I have been working on parallelizing some of my code to get increased 
speed, but after initial success, it turned out that things are not that 
easy...

I am loading binary data for analysis with Mathematica. Loading of each 
individual file is quite brisk, but I usually load many files (up to 
hundreds) at once (or rather sequentially, but execution of the code is 
independent for each file). So I thought this is a great task for 
parallel computing. And indeed, I achieved in increase of speed that 
scales roughly linear with the number of kernels. Until I figured out 
that my data is loaded by the parallel kernels, but inaccessible to the 
master kernel. I found a solution for that, but now my parallel version 
of loading is more than twice as slow as the sequential version.

Here is some background on the way I load and store my data:

The data for each file is loaded by a function Load["filename",index], 
which stores the data and some of the associated metadata as downvalues 
in global variables. For example, the data itself (a real-valued array) 
is stored as a downvalue of the variable "data" as 
data[index]=<data-array>, the metadata is stored in 
header[index]=<header-string>, and there are 4 more such variables for 4 
more types of metadata. As "index" is use integers, and for each file I 
use a different integer. Note that the data and metadata are not 
"Returned[]" by the function Load, rather the assignments happen "on the 
way" while the function is executing. The actual return value of the 
function is Null.

The function Load[...] (and subfunctions that it calls) are accessible 
to the parallel kernels, and they all do their thing. But when a 
parallel kernel assigns a downvalue to data (for example 
data[1]=<array1>) this assignment appears to be "private" to that 
sub-kernel.

I found the solution: I need to define data, header, and the other 
variables as shared variables (SetSharedFunction[data, header,...]). But 
this leads to a terrible slow-down. The very same code now becomes much 
slower, slower even than the non-parallel version.

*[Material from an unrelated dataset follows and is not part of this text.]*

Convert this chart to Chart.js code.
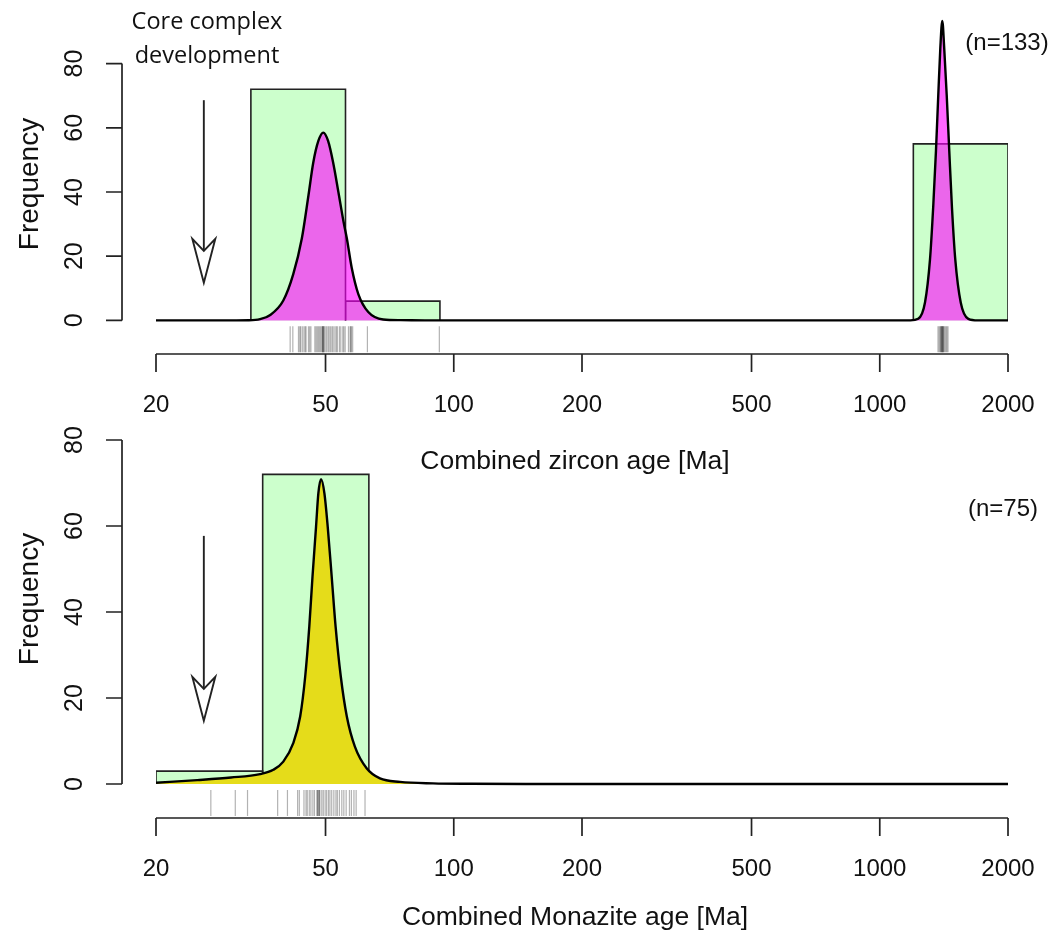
<!DOCTYPE html>
<html>
<head>
<meta charset="utf-8">
<script src="https://cdn.jsdelivr.net/npm/chart.js@4.4.1/dist/chart.umd.min.js"></script>
<style>
  body { margin: 0; background: #fff; }
  #wrap { position: relative; width: 1061px; height: 944px; }
  canvas { position: absolute; left: 0; top: 0; }
</style>
</head>
<body>
<div id="wrap">
  <canvas id="zircon" width="1061" height="944"></canvas>
  <canvas id="monazite" width="1061" height="944"></canvas>
</div>
<script>
// Axis ticks (shared by both panels)
const xTicks = [20, 50, 100, 200, 500, 1000, 2000];
const yTicks = [0, 20, 40, 60, 80];

// Zircon histogram: bin edges (Ma) and counts
const zirconEdges = [20, 33.4, 55.7, 92.8, 154.9, 258.5, 431.1, 719.7, 1199, 2000];
const zirconCounts = [0, 72, 6, 0, 0, 0, 0, 0, 55];

// Zircon density curve
const zirconDensAge = [20, 30, 33, 35.1, 37.0, 39.8, 42.0, 44.0, 45.6, 46.8, 48.1, 49.4, 50.7, 52.1, 53.6,
    55.1, 56.1, 57.6, 59.7, 63.0, 68.3, 75, 90, 120, 1000, 1180, 1231, 1277, 1312, 1335, 1355, 1372,
    1387, 1402, 1417, 1436, 1456, 1477, 1504, 1549, 1614, 1700, 2000];
const zirconDensVal = [0, 0, 0.05, 0.4, 1.6, 6.2, 14.4, 25.6, 39, 49.2, 55.9, 58.5, 55.9, 49.2, 40,
    30.8, 25.6, 16.4, 8.2, 2.6, 0.3, 0.1, 0, 0, 0, 0, 0.5, 5.6, 19, 35.4, 52.8, 70.2,
    84.6, 93.3, 84.6, 70.2, 52.8, 35.4, 19, 5.6, 0.5, 0, 0];

// Zircon single-grain ages (rug)
const zirconRug = [41.3, 41.9, 43.2, 43.5, 43.7, 44.1, 44.5, 44.8, 45.0, 45.6, 45.9, 46.2, 47.2, 47.5,
    47.8, 48.1, 48.4, 48.7, 49.0, 49.2, 49.3, 49.3, 49.5, 49.6, 49.9, 50.3, 50.7, 51.0, 51.4, 51.8,
    52.1, 52.6, 53.0, 53.3, 53.9, 54.3, 54.9, 55.2, 55.6, 56.6, 57.1, 57.3, 57.5, 57.9, 62.7, 92.5,
    1370, 1378, 1385, 1390, 1393, 1397, 1400, 1402, 1404, 1408, 1412, 1415, 1423, 1431, 1438, 1446];

// Monazite histogram
const monaziteEdges = [20, 35.6, 63.2, 112.5, 200, 355.7, 632.5, 1124.7, 2000];
const monaziteCounts = [3, 72, 0, 0, 0, 0, 0, 0];

// Monazite density curve
const monaziteDensAge = [20, 25, 30, 35.1, 37.7, 39.8, 42.0, 43.6, 44.8, 45.8, 46.6, 47.5, 48.1, 48.8,
    49.7, 50.6, 51.7, 52.8, 54.3, 56.1, 58.6, 62.5, 67.1, 74.8, 89.4, 110, 150, 2000];
const monaziteDensVal = [0.3, 0.9, 1.5, 2.3, 3.3, 5.2, 9.5, 15.7, 25, 36.6, 48.2, 59.8, 67.6, 70.9,
    67.6, 59.8, 48.2, 36.6, 25, 15.7, 8.7, 3.6, 1.3, 0.5, 0.15, 0.05, 0, 0];

// Monazite single-grain ages (rug)
const monaziteRug = [26.9, 30.7, 32.8, 38.6, 40.7, 43.0, 43.4, 44.5, 45.0, 45.3, 45.8, 46.2, 46.7, 47.1,
    47.7, 47.9, 48.0, 48.3, 48.3, 48.5, 49.0, 49.4, 49.9, 50.3, 50.8, 51.2, 51.7, 52.3, 52.9, 53.3,
    53.9, 54.6, 55.2, 55.9, 56.9, 57.5, 58.3, 59.0, 61.9];

const tickFont = '24px "Liberation Sans", Arial, sans-serif';
const titleFont = '26.5px "Liberation Sans", Arial, sans-serif';

// R-style axes, labels and annotations, positioned through the chart scales
const rStyle = {
    id: 'rStyle',
    afterDraw(chart, args, o) {
        const ctx = chart.ctx;
        const xs = chart.scales.x, ys = chart.scales.y;
        const axisY = chart.chartArea.bottom;
        ctx.save();
        ctx.strokeStyle = '#222';
        ctx.fillStyle = '#111';
        ctx.lineWidth = 1.7;

        // x axis
        ctx.beginPath();
        ctx.moveTo(xs.getPixelForValue(xTicks[0]), axisY);
        ctx.lineTo(xs.getPixelForValue(xTicks[xTicks.length - 1]), axisY);
        xTicks.forEach(t => {
            const px = xs.getPixelForValue(t);
            ctx.moveTo(px, axisY);
            ctx.lineTo(px, axisY + 18);
        });
        ctx.stroke();
        ctx.font = tickFont;
        ctx.textAlign = 'center';
        ctx.textBaseline = 'middle';
        xTicks.forEach(t => ctx.fillText(String(t), xs.getPixelForValue(t), axisY + 51));

        // y axis
        const ax = 122;
        ctx.beginPath();
        ctx.moveTo(ax, ys.getPixelForValue(yTicks[0]));
        ctx.lineTo(ax, ys.getPixelForValue(yTicks[yTicks.length - 1]));
        yTicks.forEach(t => {
            const py = ys.getPixelForValue(t);
            ctx.moveTo(ax, py);
            ctx.lineTo(ax - 16, py);
        });
        ctx.stroke();
        ctx.font = '25px "Liberation Sans", Arial, sans-serif';
        yTicks.forEach(t => {
            ctx.save();
            ctx.translate(75, ys.getPixelForValue(t));
            ctx.rotate(-Math.PI / 2);
            ctx.fillText(String(t), 0, 0);
            ctx.restore();
        });

        // axis titles
        ctx.font = titleFont;
        ctx.fillText(o.xTitle, 575, o.xTitleY);
        ctx.save();
        ctx.translate(30, o.freqY);
        ctx.rotate(-Math.PI / 2);
        ctx.font = '28px "Liberation Sans", Arial, sans-serif';
        ctx.fillText('Frequency', 0, 0);
        ctx.restore();

        // sample size
        ctx.font = tickFont;
        ctx.fillText(o.nLabel, o.nX, o.nY);

        // arrow
        const arx = xs.getPixelForValue(o.arrow.age);
        const top = ys.getPixelForValue(o.arrow.from);
        const tip = ys.getPixelForValue(o.arrow.to);
        ctx.lineWidth = 1.9;
        ctx.beginPath();
        ctx.moveTo(arx, top);
        ctx.lineTo(arx, tip - 32);
        ctx.stroke();
        ctx.beginPath();
        ctx.moveTo(arx, tip);
        ctx.lineTo(arx - 11.5, tip - 44);
        ctx.lineTo(arx, tip - 32);
        ctx.lineTo(arx + 11.5, tip - 44);
        ctx.closePath();
        ctx.fillStyle = '#fff';
        ctx.fill();
        ctx.stroke();

        // note text
        if (o.note) {
            ctx.fillStyle = '#111';
            ctx.font = '23.5px "Open Sans", "Noto Sans", sans-serif';
            ctx.textBaseline = 'alphabetic';
            o.note.forEach((line, i) => ctx.fillText(line, 207, 29 + i * 34));
        }
        ctx.restore();
    }
};

function makePanel(id, edges, counts, densAge, densVal, rug, fillColor, yMin, yMax, rugY, padding, text) {
    const datasets = [];
    // histogram bars as closed rectangles
    for (let i = 0; i < counts.length; i++) {
        if (!counts[i]) continue;
        datasets.push({
            type: 'line',
            data: [
                {x: edges[i], y: 0}, {x: edges[i], y: counts[i]},
                {x: edges[i + 1], y: counts[i]}, {x: edges[i + 1], y: 0}
            ],
            borderColor: '#222',
            borderWidth: 1.6,
            backgroundColor: '#ccffcc',
            fill: 'origin',
            pointRadius: 0,
            tension: 0,
            order: 3
        });
    }
    // density curve
    datasets.push({
        type: 'line',
        data: densAge.map((a, i) => ({x: a, y: densVal[i]})),
        borderColor: '#000',
        borderWidth: 2.4,
        backgroundColor: fillColor,
        fill: 'origin',
        pointRadius: 0,
        cubicInterpolationMode: 'monotone',
        clip: false,
        order: 2
    });
    // rug
    datasets.push({
        type: 'scatter',
        data: rug.map(a => ({x: a, y: rugY})),
        pointStyle: 'line',
        rotation: 90,
        pointRadius: 13,
        borderColor: 'rgba(0,0,0,0.3)',
        borderWidth: 1.2,
        order: 1
    });

    return new Chart(document.getElementById(id), {
        type: 'line',
        data: {datasets: datasets},
        plugins: [rStyle],
        options: {
            responsive: false,
            animation: false,
            events: [],
            layout: {padding: padding},
            scales: {
                x: {type: 'logarithmic', min: 20, max: 2000, display: false},
                y: {type: 'linear', min: yMin, max: yMax, display: false}
            },
            plugins: {
                legend: {display: false},
                tooltip: {enabled: false},
                rStyle: text
            }
        }
    });
}

// top panel: 3.25 px per unit, chart area 10..354
makePanel('zircon', zirconEdges, zirconCounts, zirconDensAge, zirconDensVal, zirconRug,
    'rgba(255,0,255,0.6)', -34 / 3.25, 80 + 50 / 3.25, -19 / 3.25,
    {left: 156, right: 53, top: 10, bottom: 590},
    {
        xTitle: 'Combined zircon age [Ma]', xTitleY: 462, freqY: 184,
        nLabel: '(n=133)', nX: 1007, nY: 43,
        arrow: {age: 25.9, from: 68.6, to: 11.7},
        note: ['Core complex', 'development']
    });

// bottom panel: 4.3 px per unit, chart area 440..818
makePanel('monazite', monaziteEdges, monaziteCounts, monaziteDensAge, monaziteDensVal, monaziteRug,
    'rgb(229,220,26)', -34 / 4.3, 80, -19 / 4.3,
    {left: 156, right: 53, top: 440, bottom: 126},
    {
        xTitle: 'Combined Monazite age [Ma]', xTitleY: 918, freqY: 599,
        nLabel: '(n=75)', nX: 1003, nY: 509,
        arrow: {age: 25.9, from: 57.7, to: 14.7}
    });
</script>
</body>
</html>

I can imagine the reason for this, I guess there is a tremendous 
overhead associated with making sure that all assignments to these 
variables are synchronized between all sub kernels and the master 
kernel. And I guess that this is generally important and a very good 
idea. However, in my case, all these parallel calls are completely 
independent of each other, and it is not necessary to be careful - each 
function call uses its unique "index", so that parallel kernels can 
never come into conflict with each other by accessing the same downvalue 
of, say, "data". This is ensured by the way I call the function, using 
MapIndexed:
Parallelize@MapIndexed[Load[#1, #2[[1]]] &, listOfFilenames]

Is there an easier, less overhead-burdened way of making the loaded and 
stored (meta-)data available to the master kernel for data analysis? And 
possibly also to the sub-kernels for parallelized analysis?